_JOB_
Set down, exactly as written, the lines from the top of the data to the line that holds "from matplotlib.ticker import MultipleLocator", and omit the pictures.

_DATASET CONTENT_

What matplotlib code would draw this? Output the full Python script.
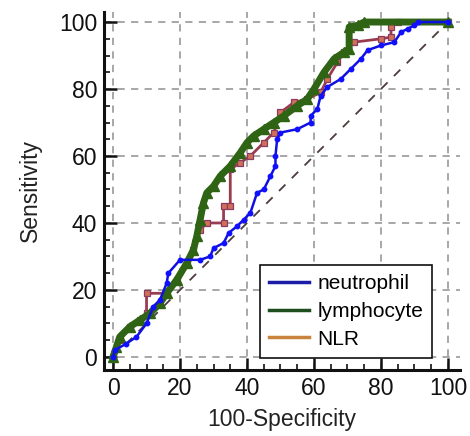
import matplotlib
matplotlib.use("Agg")
import matplotlib.pyplot as plt
from matplotlib.lines import Line2D
from matplotlib.ticker import MultipleLocator

plt.rcParams["font.family"] = ["Liberation Sans", "DejaVu Sans"]

# ROC curves (100-Specificity, Sensitivity)
neutrophil_x = [0, 0.5, 4, 7, 10, 12, 14, 16, 16.5, 20, 26, 29, 30, 33, 34.5, 37, 39, 41, 43, 45, 47,
                48.5, 48.5, 49, 50, 55, 59, 59, 61, 62, 64, 68, 71, 74, 76, 80, 84, 86, 88, 90, 91, 100]
neutrophil_y = [0, 2, 4, 6, 10, 15, 17, 22, 25, 29, 29, 30, 32.5, 34, 37, 39, 41, 43, 49, 50, 54,
                57, 60, 65, 67, 68, 70, 72, 74, 78, 80.6, 83, 86, 89, 91.6, 93, 94, 97, 98, 99, 100, 100]

lymphocyte_x = [0, 1, 2, 5, 8, 11, 14, 16, 19, 22, 24, 25, 26, 27, 28, 30, 32, 35, 38, 40, 42, 45,
                48, 51, 55, 58, 60, 63, 66, 69, 70.5, 70.5, 73, 75, 100]
lymphocyte_y = [0, 3, 6, 9, 11, 13, 16, 19, 23, 28, 32, 36, 41, 46, 49, 51, 54, 57, 61, 64, 66, 68,
                70, 72, 75, 77, 80, 85, 89, 91, 92, 98.5, 99, 100, 100]

nlr_x = [0, 2, 5, 8, 10, 10, 16, 19, 22, 24, 26, 28, 33, 33, 35, 35, 38, 41, 45, 48, 50, 54, 58, 62,
         64, 67, 69, 72, 80, 83, 83, 85, 100]
nlr_y = [0, 5, 9, 11, 13, 19, 19, 23, 28, 32, 38, 40, 40, 45, 45, 56, 58, 60, 64, 67, 73, 76, 77, 79,
         83, 88, 91, 94, 95, 95.5, 98.5, 100, 100]

series_labels = ["neutrophil", "lymphocyte", "NLR"]
legend_colors = ["#1c1ca8", "#1e4d1e", "#c8843c"]
ticks = [0, 20, 40, 60, 80, 100]

fig = plt.figure(figsize=(4.7, 4.36), dpi=100)
ax = fig.add_axes([0.2213, 0.1514, 0.7574, 0.8211])

ax.plot([0, 100], [0, 100], color="#4d3b3b", linewidth=1.3, dashes=(5, 5), zorder=2)

ax.plot(nlr_x, nlr_y, color="#9a3c50", linewidth=2, marker="s", markersize=4,
        markerfacecolor="#d07058", markeredgecolor="#8b3a62", markeredgewidth=0.9, zorder=3)
ax.plot(lymphocyte_x, lymphocyte_y, color="#2f6414", linewidth=5, marker="^", markersize=7,
        markerfacecolor="#2f6414", markeredgecolor="#2f6414", zorder=4)
ax.plot(neutrophil_x, neutrophil_y, color="#1010e0", linewidth=1.8, marker="o", markersize=3.2,
        markerfacecolor="#1010ff", markeredgecolor="#1010ff", zorder=5)

ax.set_xlim(-2.7, 103.6)
ax.set_ylim(-3.9, 103)
ax.set_xticks(ticks)
ax.set_yticks(ticks)
ax.xaxis.set_minor_locator(MultipleLocator(5))
ax.yaxis.set_minor_locator(MultipleLocator(5))
ax.grid(True, which="major", color="#a0a0a0", linewidth=1.3, dashes=(4, 3.5))
ax.set_axisbelow(True)

for side in ["top", "right"]:
    ax.spines[side].set_visible(False)
for side in ["left", "bottom"]:
    ax.spines[side].set_linewidth(2.2)
    ax.spines[side].set_color("#111111")

ax.tick_params(which="major", direction="in", length=9, width=1.8, labelsize=16.5,
               pad=5, colors="#111111")
ax.tick_params(which="minor", direction="in", length=4.5, width=1.2, colors="#111111")

ax.set_xlabel("100-Specificity", fontsize=16.5, color="#222222", labelpad=6)
ax.set_ylabel("Sensitivity", fontsize=16.5, color="#222222", labelpad=12)

handles = [Line2D([0], [0], color=c, linewidth=2.5) for c in legend_colors]
leg = ax.legend(handles, series_labels, loc="lower left", bbox_to_anchor=(0.438, 0.0335),
                borderaxespad=0, fontsize=15, handlelength=1.9, handletextpad=0.4,
                labelspacing=0.42, fancybox=False, framealpha=1, edgecolor="#111111",
                borderpad=0.45)
leg.get_frame().set_linewidth(1.2)
leg.set_zorder(10)

fig.savefig("out.png", dpi=100)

_REPLY TO THE TASK_
What matplotlib code would draw this? Output the full Python script.
import matplotlib
matplotlib.use("Agg")
import matplotlib.pyplot as plt
from matplotlib.lines import Line2D
from matplotlib.ticker import MultipleLocator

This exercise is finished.